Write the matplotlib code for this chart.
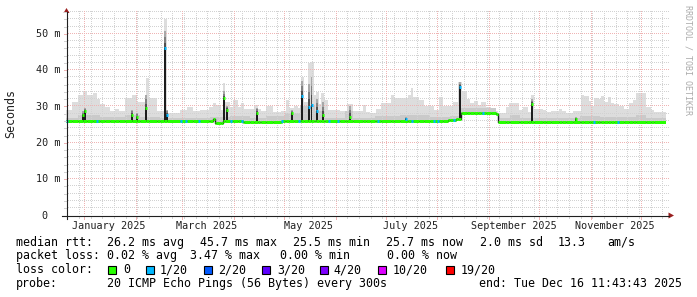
import numpy as np
import matplotlib
matplotlib.use("Agg")
import matplotlib.pyplot as plt
from matplotlib.patches import Rectangle, Polygon
from matplotlib.lines import Line2D
from matplotlib.transforms import blended_transform_factory, offset_copy, IdentityTransform
from datetime import datetime, timedelta

plt.rcParams['font.family'] = ['DejaVu Sans Mono']

W, H, DPI = 697, 297, 100

# ---------------- data ----------------
start = datetime(2024, 12, 21, 11, 43, 43)
SPAN = 360.0  # days shown

# light smoke (upper ping values), step changes at day offsets from start
smoke_day = [0, 3.6, 7.2, 10.2, 12.6, 16.2, 18.6, 20.4, 23.4, 26.4, 29.4, 31.8, 35.4, 39.6, 42.6,
             48.0, 49.8, 54.6, 58.8, 60.6, 68.4, 72.6, 76.2, 80.4, 85.8, 88.2, 90.0, 93.0, 94.2,
             95.4, 98.4, 100.2, 103.2, 105.0, 106.8, 112.8, 115.2, 117.0, 120.0, 124.2, 129.0,
             132.0, 133.8, 136.8, 139.2, 141.0, 142.8, 145.2, 147.0, 148.8, 150.0, 151.8, 153.0,
             154.8, 157.2, 164.4, 168.6, 172.2, 178.2, 180.0, 182.4, 186.0, 189.0, 195.0, 196.8,
             205.2, 207.0, 208.2, 211.8, 214.8, 220.8, 223.8, 226.2, 232.2, 235.2, 237.6, 240.6,
             242.4, 244.8, 247.2, 249.0, 252.0, 255.0, 258.0, 259.2, 264.0, 265.8, 271.8, 274.2,
             277.2, 279.0, 280.8, 286.2, 288.0, 291.0, 295.8, 297.6, 300.0, 304.2, 309.0, 310.8,
             313.8, 315.0, 316.8, 319.2, 321.0, 322.8, 325.2, 327.0, 328.8, 331.8, 334.8, 337.8,
             340.2, 342.0, 348.0, 351.0, 352.8]
smoke_top = [28.9, 31.2, 33.0, 34.2, 33.0, 33.5, 32.0, 30.6, 29.8, 28.7, 29.3, 28.6, 32.2, 33.0, 31.0,
             37.6, 32.2, 28.5, 53.8, 28.2, 28.9, 29.6, 28.7, 28.9, 29.8, 30.7, 30.2, 28.9, 36.2,
             31.2, 29.8, 31.6, 29.8, 30.7, 29.3, 30.3, 29.3, 28.6, 30.0, 28.4, 28.6,
             31.6, 29.5, 30.0, 29.5, 38.1, 31.0, 41.7, 42.2, 33.0, 33.9, 30.5, 33.5,
             31.6, 28.8, 28.5, 30.5, 28.5, 30.2, 28.4, 28.0, 29.3, 30.7, 33.0, 32.1,
             33.0, 34.9, 32.6, 31.7, 29.9, 28.9, 32.6, 29.9, 31.2, 36.7, 34.2, 32.0,
             30.7, 31.5, 30.3, 31.2, 29.8, 29.3, 28.5, 28.0, 29.8, 30.7, 28.9, 29.8,
             28.4, 33.0, 29.3, 28.9, 28.4, 28.6, 29.3, 28.5, 28.0, 28.6, 33.0, 32.7,
             31.5, 30.0, 32.3, 31.8, 32.7, 31.2, 32.5, 30.7, 30.5, 30.0, 29.3, 30.7,
             31.6, 33.5, 29.8, 28.9, 28.4]

# denser smoke band near the median
mid_day = [0, 7.2, 20.4, 35.4, 44.4, 56.4, 86.4, 98.4, 110.4, 120.0, 131.4, 140.4, 149.4, 155.4,
           167.4, 172.2, 185.4, 200.4, 218.4, 230.4, 237.0, 258.0, 266.4, 272.4, 308.4, 320.4,
           342.0, 348.0]
mid_top = [26.8, 27.6, 27.0, 27.6, 27.0, 26.6, 27.0, 27.3, 26.8, 27.2, 28.0, 30.0, 28.5, 26.8,
           28.5, 26.6, 27.2, 27.5, 27.0, 27.3, 29.5, 26.8, 27.4, 26.8, 27.2, 27.0, 27.5, 26.7]

# median rtt (ms), step changes
median_day = [0, 88.2, 89.4, 94.2, 106.2, 116.4, 129.6, 229.2, 234.0, 237.0, 258.0, 259.2]
median_ms = [25.8, 26.3, 25.4, 25.8, 25.6, 25.5, 25.8, 26.1, 26.4, 28.2, 27.7, 25.7]

# short median excursions (spikes)
spike_day = [10.2, 11.4, 39.6, 42.6, 48.0, 59.4, 60.6, 94.8, 96.6, 114.6, 135.6, 141.6, 145.8,
             147.3, 150.6, 154.2, 170.4, 204.0, 236.4, 279.6, 306.0]
spike_ms = [27.4, 28.5, 27.5, 27.0, 29.5, 45.9, 27.5, 32.3, 29.0, 28.2, 28.0, 32.8, 29.8,
            30.4, 28.5, 27.4, 27.0, 26.4, 35.3, 30.5, 26.4]
spike_loss = [0, 0, 0, 0, 0, 1, 1, 0, 0, 0, 0, 1, 1, 1, 1, 0, 0, 1, 1, 0, 0]
spike_haze = [28.5, 29.5, 29.0, 28.0, 33.0, 50.5, 29.0, 34.0, 30.0, 29.5, 29.0, 37.0, 36.0,
              38.0, 32.0, 31.0, 30.0, 27.0, 36.5, 32.0, 27.0]

# bins with packet loss on the median line
loss_day = [0.6, 18.6, 69.0, 72.0, 79.8, 99.0, 105.6, 129.6, 139.8, 157.8, 163.2, 187.2, 207.6,
            220.8, 223.2, 232.8, 250.2, 316.8, 331.2]
loss_idx = [1, 1, 1, 1, 1, 1, 1, 1, 1, 1, 1, 1, 1, 1, 1, 1, 1, 1, 1]

loss_colors = ["#26ff00", "#00b8ff", "#0059ff", "#5e00ff", "#7e00ff", "#dd00ff", "#ff0000"]
loss_labels = ["0", "1/20", "2/20", "3/20", "4/20", "10/20", "19/20"]

y_ticks = [0, 10, 20, 30, 40, 50]
y_tick_labels = ["0", "10 m", "20 m", "30 m", "40 m", "50 m"]
month_labels = ["January 2025", "March 2025", "May 2025", "July 2025", "September 2025", "November 2025"]
label_months = [(2025, 1), (2025, 3), (2025, 5), (2025, 7), (2025, 9), (2025, 11)]

rtt_stats = ["26.2 ms avg", "45.7 ms max", "25.5 ms min", "25.7 ms now", "2.0 ms sd", "13.3", "am/s"]
loss_stats = ["0.02 % avg", "3.47 % max", "0.00 % min", "0.00 % now"]
probe_text = "20 ICMP Echo Pings (56 Bytes) every 300s"
end_text = "end: Tue Dec 16 11:43:43 2025"

assert len(smoke_day) == len(smoke_top)
assert len(mid_day) == len(mid_top)

# ---------------- layout ----------------
PX_MS = 3.634
X0, Y0 = 66, 82          # plot origin in figure pixels (from left / bottom)
PW, PH = 600, 204
PX_DAY = PW / SPAN
fig = plt.figure(figsize=(W / DPI, H / DPI), dpi=DPI)
fig.patch.set_facecolor('white')
ax = fig.add_axes([X0 / W, Y0 / H, PW / W, PH / H])
ax.set_xlim(0, SPAN)
ax.set_ylim(0, PH / PX_MS)
ax.axis('off')


def dnum(dt):
    return (dt - start).total_seconds() / 86400.0


def step_eval(days, vals, x):
    idx = np.searchsorted(np.asarray(days), x, side='right') - 1
    return np.asarray(vals)[np.clip(idx, 0, len(vals) - 1)]


grid = np.unique(np.concatenate([smoke_day, mid_day, median_day, [SPAN]]))
med = step_eval(median_day, median_ms, grid)
top = step_eval(smoke_day, smoke_top, grid)
mid = step_eval(mid_day, mid_top, grid)

ax.fill_between(grid, med - 0.3, np.maximum(top, med), step='post', color='#dddddd', lw=0, zorder=1)
ax.fill_between(grid, med - 0.3, np.maximum(mid, med), step='post', color='#cacaca', lw=0, zorder=1.2)

# ---- dotted grid, drawn pixel by pixel ----
GRID = '#d2d2d2'
MGRID = '#efb4b4'
ymax = PH / PX_MS
ident = IdentityTransform()


def hdots(v, color, z):
    yp = np.floor(Y0 + v * PX_MS) + 0.5
    xs = np.arange(X0 + 1.5, X0 + PW + 2, 2.0)
    ax.add_line(Line2D(xs, np.full_like(xs, yp), ls='none', marker=',', color=color,
                       transform=ident, zorder=z, clip_on=False))


def vdots(d, color, z):
    xp = np.floor(X0 + d * PX_DAY) + 0.5
    ys = np.arange(Y0 + 1.5, Y0 + PH, 2.0)
    ax.add_line(Line2D(np.full_like(ys, xp), ys, ls='none', marker=',', color=color,
                       transform=ident, zorder=z, clip_on=False))


for v in range(2, int(ymax) + 1, 2):
    if v % 10:
        hdots(v, GRID, 2)
for v in range(10, int(ymax) + 1, 10):
    hdots(v, MGRID, 2.2)

xt = blended_transform_factory(ax.transData, fig.transFigure)
yt = blended_transform_factory(fig.transFigure, ax.transData)

d = datetime(2024, 12, 22)
while dnum(d) < SPAN:
    if d.day != 1:
        vdots(dnum(d), GRID, 2.1)
        xp = np.floor(X0 + dnum(d) * PX_DAY) + 0.5
        fig.add_artist(Line2D([xp, xp], [Y0 - 0.5, Y0 - 2.5], transform=ident, color=GRID, lw=0.72))
    d += timedelta(days=7)

for m in range(1, 13):
    x = dnum(datetime(2025, m, 1))
    vdots(x, MGRID, 2.3)
    xp = np.floor(X0 + x * PX_DAY) + 0.5
    fig.add_artist(Line2D([xp, xp], [Y0 - 0.5, Y0 - 3.5], transform=ident, color=MGRID, lw=0.72))

for v in range(2, int(ymax) + 1, 2):
    c = MGRID if v % 10 == 0 else GRID
    yp = np.floor(Y0 + v * PX_MS) + 0.5
    fig.add_artist(Line2D([X0 - 2.5, X0], [yp, yp], transform=ident, color=c, lw=0.72))

# ---- spikes ----
for sd, sm, sl, sh in zip(spike_day, spike_ms, spike_loss, spike_haze):
    base = float(step_eval(median_day, median_ms, np.array([sd]))[0])
    if sh > sm:
        steps = np.linspace(sm, sh, 4)
        for (a, b), c in zip(zip(steps[:-1], steps[1:]), ['#505050', '#808080', '#a8a8a8']):
            ax.bar(sd, b - a, bottom=a, width=1.0, color=c, lw=0, zorder=2.5)
    ax.bar(sd, sm - base, bottom=base, width=1.0, color='#1c1c1c', lw=0, zorder=3)

# ---- median line ----
ax.step(grid, med, where='post', color='#1c1c1c', lw=1.0, zorder=3.5)
for i in range(len(grid) - 1):
    ax.hlines(med[i], grid[i], grid[i + 1], color=loss_colors[0], lw=2.16, zorder=4, capstyle='butt')

for ld, li in zip(loss_day, loss_idx):
    v = float(step_eval(median_day, median_ms, np.array([ld]))[0])
    ax.hlines(v, ld - 0.6, ld + 0.6, color=loss_colors[li], lw=2.16, zorder=5, capstyle='butt')

for sd, sm, sl in zip(spike_day, spike_ms, spike_loss):
    ax.hlines(sm, sd - 0.6, sd + 0.6, color=loss_colors[sl], lw=2.16, zorder=5, capstyle='butt')

# ---- axes lines and arrows ----
AX = '#202020'
ARR = '#9a1f1f'
fig.add_artist(Line2D([66.5 / W, 66.5 / W], [1 - 219 / H, 1 - 12 / H], color=AX, lw=0.8))
fig.add_artist(Line2D([62 / W, 669 / W], [1 - 215.5 / H, 1 - 215.5 / H], color=AX, lw=0.8))
fig.add_artist(Polygon([(63.5 / W, 1 - 13 / H), (69.5 / W, 1 - 13 / H), (66.5 / W, 1 - 8 / H)],
                       closed=True, color=ARR, lw=0))
fig.add_artist(Polygon([(668.5 / W, 1 - 212.5 / H), (668.5 / W, 1 - 218.5 / H), (674 / W, 1 - 215.5 / H)],
                       closed=True, color=ARR, lw=0))

# ---- tick labels ----
AXFS = 7.3
ylab_t = offset_copy(yt, fig=fig, x=0, y=-3.6, units='dots')
for v, s in zip(y_ticks, y_tick_labels):
    if s == "0":
        fig.text(44.5 / W, v, s, transform=ylab_t, ha='center', va='baseline', fontsize=AXFS, color='#202020')
    else:
        fig.text(60.5 / W, v, s, transform=ylab_t, ha='right', va='baseline', fontsize=AXFS, color='#202020')

for (yy, mm), s in zip(label_months, month_labels):
    x = dnum(datetime(yy, mm, 1) + timedelta(days=15))
    fig.text(x, 1 - 228.8 / H, s, transform=xt, ha='center', va='baseline', fontsize=AXFS, color='#202020')

fig.text(11 / W, 1 - 114 / H, "Seconds", rotation=90, ha='center', va='center', fontsize=8.4, color='#202020')
fig.text(688 / W, 1 - 60 / H, "RRDTOOL / TOBI OETIKER", rotation=270, ha='center', va='center',
         fontsize=6.0, color='#ababab')

# ---- legend ----
LFS = 8.4


def ltext(x, y, s):
    fig.text(x / W, 1 - y / H, s, ha='left', va='baseline', fontsize=LFS, color='black')


b1, b2, b3, b4 = 245.6, 259.2, 273.2, 286.8
ltext(16, b1, "median rtt:")
for x, s in zip([107, 200, 293, 386, 480, 558, 607], rtt_stats):
    ltext(x, b1, s)
ltext(16, b2, "packet loss:")
for x, s in zip([107, 190.5, 279.5, 386.5], loss_stats):
    ltext(x, b2, s)
ltext(16, b3, "loss color:")
sq_x = [108, 146, 204, 262, 320, 378, 446]
lab_x = [123, 160, 218, 277, 333, 393, 461]
for sx, lx, c, s in zip(sq_x, lab_x, loss_colors, loss_labels):
    fig.add_artist(Rectangle((sx / W, 1 - 273.5 / H), 8 / W, 8 / H, facecolor=c, edgecolor='black', lw=0.8))
    ltext(lx, b3, s)
ltext(16, b4, "probe:")
ltext(107, b4, probe_text)
ltext(479, b4, end_text)

fig.savefig("out.png", dpi=DPI, facecolor='white')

************

- Task goal -
Repeat the listing above exactly from its first line to the line containing "SPAN = 360.0", both included, and omit the pictures.

- Exercise solution -
Write the matplotlib code for this chart.
import numpy as np
import matplotlib
matplotlib.use("Agg")
import matplotlib.pyplot as plt
from matplotlib.patches import Rectangle, Polygon
from matplotlib.lines import Line2D
from matplotlib.transforms import blended_transform_factory, offset_copy, IdentityTransform
from datetime import datetime, timedelta

plt.rcParams['font.family'] = ['DejaVu Sans Mono']

W, H, DPI = 697, 297, 100

# ---------------- data ----------------
start = datetime(2024, 12, 21, 11, 43, 43)
SPAN = 360.0  # days shown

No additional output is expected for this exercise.